Returns: (dict) A dictionary with keys pending, running and finished, each containing a list of job dicts. Each job dict has keys for the id and the name of the spider which ran the job.

>>> scrapyd.list_jobs('project_name')
{
    'pending': [
        {
            u'id': u'24c35...f12ae',
            u'spider': u'spider_name'
        },
    ],
    'running': [
        {
            u'id': u'14a65...b27ce',
            u'spider': u'spider_name',
            u'start_time': u'2014-06-17 22:45:31.975358'
        },
    ],
    'finished': [
        {
            u'id': u'34c23...b21ba',
            u'spider': u'spider_name',
            u'start_time': u'2014-06-17 22:45:31.975358',
            u'end_time': u'2014-06-23 14:01:18.209680'
        }
    ]
}

List all projects

ScrapydAPI.list_projects()

Lists all available projects. See the list projects endpoint on Scrapyd’s documentation.

Arguments:

  • This method takes no arguments.

Returns: (list) A list of strings denoting the names of which projects are available.

>>> scrapyd.list_projects()
[u'ecom_project', u'estate_agent_project', u'car_project']

List all spiders in a project

ScrapydAPI.list_spiders(project)

Lists all spiders available to a given project. See the list spiders endpoint on Scrapyd’s documentation.

Arguments:

  • project (string) The name of the project to list spiders for.

Returns: (list) A list of strings denoting the names of spider available to the project.

>>> scrapyd.list_spiders('project_name')
[u'raw_spider', u'js_enhanced_spider', u'selenium_spider']

List all versions of a project

ScrapydAPI.list_versions(project)

This endpoint lists all available versions of a given project. See the list versions endpoint on Scrapyd’s documentation.

Arguments:

  • project (string) The name of the project to list versions for.

Returns: (list) A list of strings denoting all available version names for the requested project.

>>> scrapyd.list_versions('project_name'):
[u'345', u'346', u'347', u'348']

Schedule a job to run

ScrapydAPI.schedule(project, spider, settings=None, **kwargs)

The main action method which would actually cause scraping to start. This action schedules a given spider to run immediately if there are no concurrent jobs or as soon as possible once the current jobs are complete (this is a Scrapyd setting).

There is currently no built-in ability in Scrapyd to schedule a spider for a specific time, but this can be handled client side by simply firing off the request at the desired time.

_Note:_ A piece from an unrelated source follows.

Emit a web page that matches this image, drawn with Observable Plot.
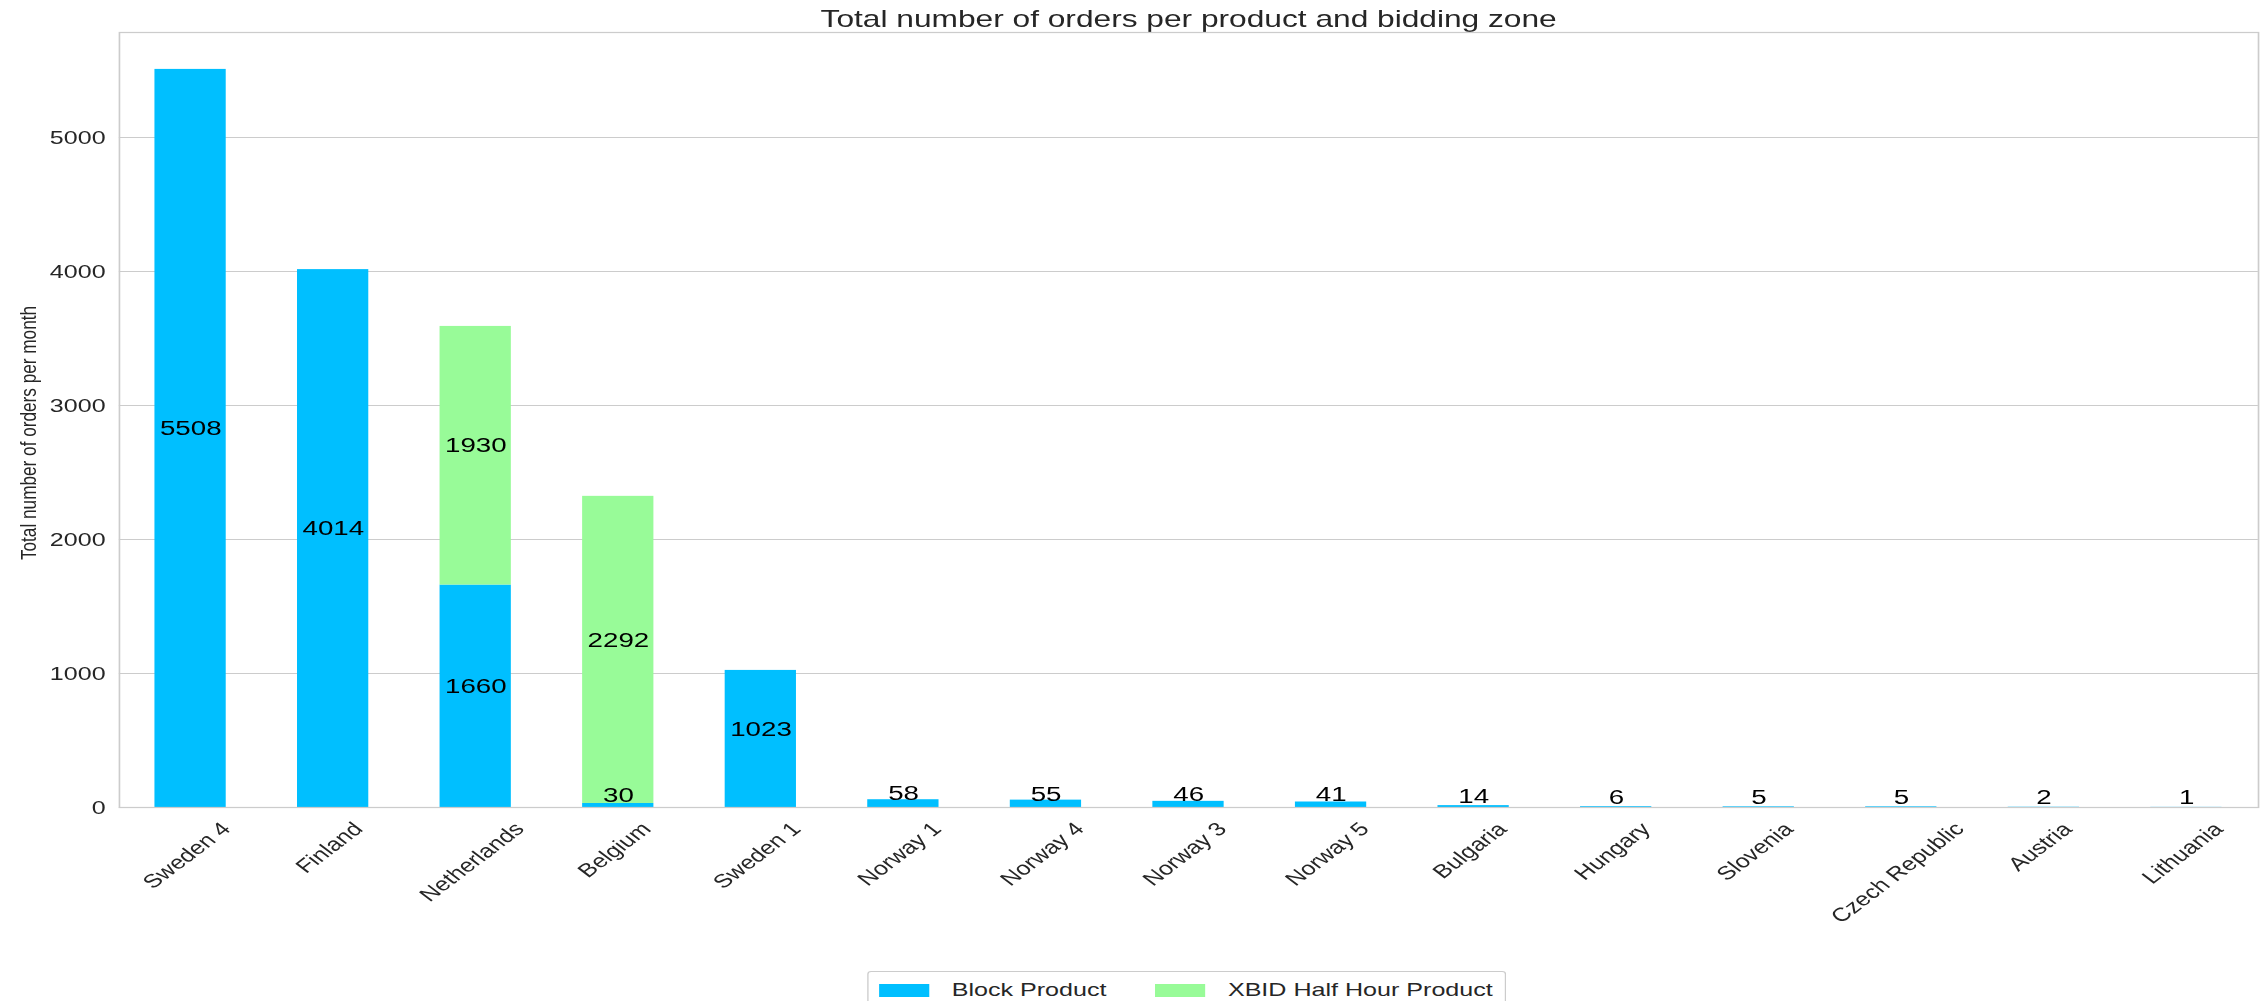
<!DOCTYPE html>
<html>
<head>
<meta charset="utf-8">
<script src="https://cdn.jsdelivr.net/npm/d3@7"></script>
<script src="https://cdn.jsdelivr.net/npm/@observablehq/plot@0.6"></script>
<style>
html, body { margin: 0; padding: 0; background: #fff; }
#fig { position: relative; width: 1715px; height: 1001px; transform: scaleX(1.32); transform-origin: 0 0; overflow: hidden;
       font-family: "Liberation Sans", Arial, sans-serif; color: #262626; }
#title { position: absolute; left: 90px; width: 1621px; top: 7px; text-align: center; font-size: 24px; line-height: 24px; white-space: nowrap; }
#chart { position: absolute; left: 0; top: 30px; }
#legend { position: absolute; top: 971px; left: 657px; display: flex; align-items: center; border: 1px solid #cccccc; border-radius: 3px;
          padding: 7px 8px 8px 8px; font-size: 19px; line-height: 22px; background: #fff; white-space: nowrap; }
#legend .sw { display: inline-block; width: 38px; height: 13px; margin-right: 17px; }
#legend .lb { margin-right: 37px; }
#legend .lb:last-child { margin-right: 1px; }
</style>
</head>
<body>
<div id="fig">
  <div id="title"></div>
  <div id="chart"></div>
  <div id="legend"></div>
</div>
<script>
// ---- data ----
const titleText = "Total number of orders per product and bidding zone";
const yLabelText = "Total number of orders per month";
const zones = ["Sweden 4", "Finland", "Netherlands", "Belgium", "Sweden 1", "Norway 1", "Norway 4", "Norway 3",
               "Norway 5", "Bulgaria", "Hungary", "Slovenia", "Czech Republic", "Austria", "Lithuania"];
const blockProduct = [5508, 4014, 1660, 30, 1023, 58, 55, 46, 41, 14, 6, 5, 5, 2, 1];
const xbidHalfHour = [0, 0, 1930, 2292, 0, 0, 0, 0, 0, 0, 0, 0, 0, 0, 0];
const products = ["Block Product", "XBID Half Hour Product"];
const productColors = ["#00BFFF", "#98FB98"];
const yTicks = [0, 1000, 2000, 3000, 4000, 5000];

// ---- table built from the arrays ----
const rows = zones.flatMap((z, i) => [
  {zone: z, product: products[0], value: blockProduct[i]},
  {zone: z, product: products[1], value: xbidHalfHour[i]}
]);
const totals = zones.map((z, i) => blockProduct[i] + xbidHalfHour[i]);
const yMax = d3.max(totals) * 1.05;

document.getElementById("title").textContent = titleText;

const tickFont = 19;
const chart = Plot.plot({
  width: 1715,
  height: 940,
  marginLeft: 90,
  marginRight: 4.5,
  marginTop: 2,
  marginBottom: 163,
  style: {fontFamily: "'Liberation Sans', Arial, sans-serif", background: "transparent", overflow: "visible"},
  x: {domain: zones, paddingInner: 0.5, paddingOuter: 0.25, label: null},
  y: {domain: [0, yMax], label: null},
  color: {domain: products, range: productColors},
  marks: [
    Plot.gridY(yTicks, {stroke: "#cccccc", strokeOpacity: 1, strokeWidth: 1}),
    Plot.barY(rows, {x: "zone", y: "value", fill: "product"}),
    Plot.frame({stroke: "#cccccc", strokeWidth: 1.25}),
    Plot.text(rows.filter(d => d.value > 0), Plot.stackY({
      x: "zone", y: "value", z: "product", text: d => String(d.value),
      fontSize: 21, fill: "#000000", dy: -10
    })),
    Plot.axisY(yTicks, {tickSize: 0, tickPadding: 10.5, fontSize: tickFont, fill: "#262626", label: null, tickFormat: d => String(d)}),
    Plot.axisX({tickSize: 0, tickPadding: 13, tickRotate: -45, textAnchor: "middle", lineAnchor: "middle",
                fontSize: tickFont, fill: "#262626", label: null, dx: -3}),
    Plot.text([yLabelText], {frameAnchor: "left", rotate: -90, textAnchor: "middle", dx: -69, dy: 13, fontSize: 17.2, fill: "#262626"})
  ]
});
document.getElementById("chart").append(chart);

// matplotlib-style centring of rotated tick labels: bounding box top sits at the axis pad
chart.querySelectorAll('g[aria-label="x-axis tick label"] text').forEach(t => {
  const w = t.getBBox().width;
  const shift = (w / 2 + 0.39 * tickFont) * Math.SQRT1_2;
  t.setAttribute("transform", `translate(0,${shift}) ` + (t.getAttribute("transform") || ""));
});

// legend
const legend = document.getElementById("legend");
products.forEach((p, i) => {
  const sw = document.createElement("span");
  sw.className = "sw";
  sw.style.background = productColors[i];
  const lb = document.createElement("span");
  lb.className = "lb";
  lb.textContent = p;
  legend.append(sw, lb);
});
</script>
</body>
</html>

See the schedule endpoint on Scrapyd’s documentation.

Arguments:

  • project (string) The name of the project that owns the spider.
  • spider (string) The name of the spider you wish to run.
  • settings (dict) A dictionary of Scrapy settings keys you wish to override for this run.
  • kwargs Any extra parameters you would like to pass to the spiders constructor/init method.

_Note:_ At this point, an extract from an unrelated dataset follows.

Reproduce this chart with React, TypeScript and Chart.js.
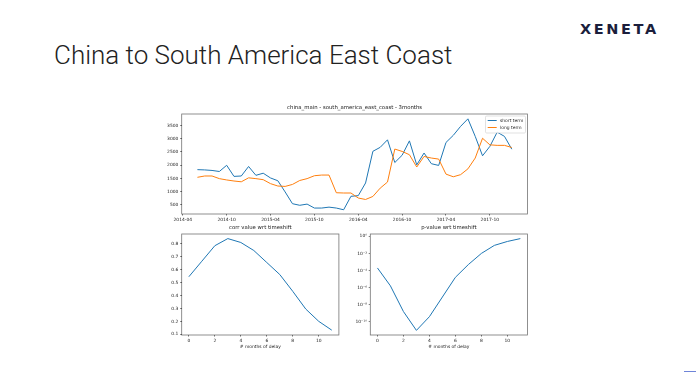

Returns: (string) The Job ID of the newly created run.

# Schedule a job to run now sans extra parameters.
>>> scrapyd.schedule('project_name', 'spider_name')
u'14a6599ef67111e38a0e080027880ca6'
# Schedule a job to run now with overridden settings.
>>> settings = {'DOWNLOAD_DELAY': 2}
>>> scrapyd.schedule('project_name', 'spider_name', settings=settings)
u'23b5688df67111e38a0e080027880ca6'
# Schedule a job to run now with overridden settings.
# Schedule a joib to run now while passing init parameters.
>>> scrapyd.schedule('project_name', 'spider_name', extra_init_param='value')
u'14a6599ef67111e38a0e080027880ca6'
# Schedule a job to run now with overridden settings.

Note

‘project’, ‘spider’ and ‘settings’ are reserved kwargs for this method and therefore these names should be avoided when trying to pass extra attributes to the spider init.

Handling Exceptions

As this library relies on the Requests library to handle HTTP connections, the exceptions raised by Requests itself for such things as hard connection errors, timeouts etc can be found in the Requests exceptions documentation.

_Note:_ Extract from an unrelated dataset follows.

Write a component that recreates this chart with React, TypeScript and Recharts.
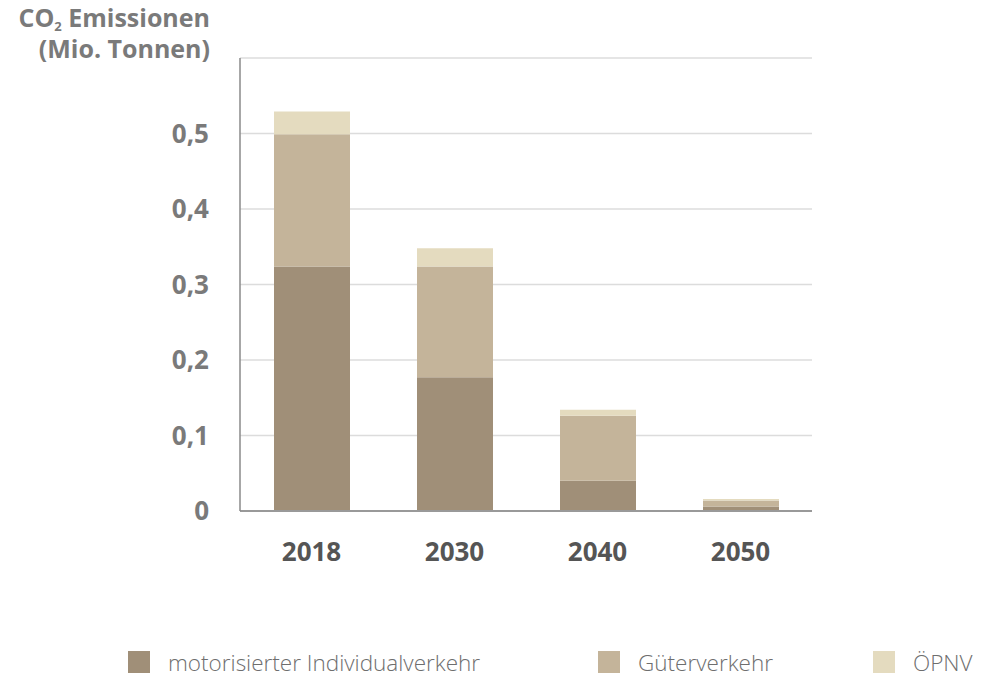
import React from "react";
import { Bar, BarChart, CartesianGrid, XAxis, YAxis } from "recharts";

const years = ["2018", "2030", "2040", "2050"];
const individualverkehr = [0.324, 0.177, 0.040, 0.006];
const gueterverkehr = [0.175, 0.147, 0.086, 0.008];
const oepnv = [0.030, 0.024, 0.008, 0.002];
const yTicks = [0, 0.1, 0.2, 0.3, 0.4, 0.5];

const series = [
  { key: "miv", name: "motorisierter Individualverkehr", color: "#a08f78" },
  { key: "gueter", name: "Güterverkehr", color: "#c4b49a" },
  { key: "oepnv", name: "ÖPNV", color: "#e4dbbf" },
];

const data = years.map((year, i) => ({
  year,
  miv: individualverkehr[i],
  gueter: gueterverkehr[i],
  oepnv: oepnv[i],
}));

const FONT = "'Open Sans', sans-serif";
const legendLefts = [128, 598, 873];

const formatTick = (v: number) => (v === 0 ? "0" : v.toFixed(1).replace(".", ","));

const CustomLegend = () => (
  <div style={{ position: "absolute", left: 0, top: 651, width: 981, height: 24, fontFamily: FONT }}>
    {series.map((s, i) => (
      <div
        key={s.key}
        style={{
          position: "absolute",
          left: legendLefts[i],
          top: 0,
          height: 22,
          display: "flex",
          alignItems: "center",
          whiteSpace: "nowrap",
        }}
      >
        <span style={{ display: "inline-block", width: 22, height: 22, background: s.color }} />
        <span style={{ marginLeft: 18, fontSize: 22.5, color: "#6e6e6e", fontWeight: 300 }}>{s.name}</span>
      </div>
    ))}
  </div>
);

export default function App() {
  return (
    <div style={{ position: "absolute", left: 0, top: 0, width: 981, height: 677, background: "#fff" }}>
      <div
        style={{
          position: "absolute",
          right: 981 - 210,
          top: 2,
          textAlign: "right",
          fontFamily: FONT,
          fontWeight: 700,
          fontSize: 25,
          lineHeight: "31px",
          color: "#7a7a7a",
          whiteSpace: "nowrap",
        }}
      >
        <div>
          CO<sub style={{ fontSize: 13, verticalAlign: "-4px", lineHeight: 0 }}>2</sub> Emissionen
        </div>
        <div>(Mio. Tonnen)</div>
      </div>
      <BarChart
        width={981}
        height={677}
        data={data}
        margin={{ top: 58, right: 169, bottom: 136, left: 0 }}
        barSize={76}
      >
        <CartesianGrid vertical={false} stroke="#dcdcdc" strokeWidth={1.5} />
        <XAxis
          dataKey="year"
          height={30}
          axisLine={{ stroke: "#999", strokeWidth: 2 }}
          tickLine={false}
          tickSize={0}
          tickMargin={32}
          tick={{ fill: "#555", fontSize: 26, fontWeight: 700, fontFamily: FONT }}
        />
        <YAxis
          width={240}
          domain={[0, 0.6]}
          ticks={yTicks}
          tickFormatter={formatTick}
          axisLine={{ stroke: "#8a8a8a", strokeWidth: 1.5 }}
          tickLine={false}
          tickSize={0}
          tickMargin={31}
          tick={{ fill: "#7a7a7a", fontSize: 26, fontWeight: 700, fontFamily: FONT }}
        />
        {series.map((s) => (
          <Bar key={s.key} dataKey={s.key} name={s.name} stackId="a" fill={s.color} isAnimationActive={false} />
        ))}
      </BarChart>
      <CustomLegend />
    </div>
  );
}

However, when the problem is an error Scrapyd has returned itself instead, the scrapyd_api.exceptions.ScrapydResponseError will be raised with the applicable error message sent back from the Scrapyd API.

This works by simply checking the JSON return’s status key and raising the exception with the return’s message value, allowing the developer to debug the response.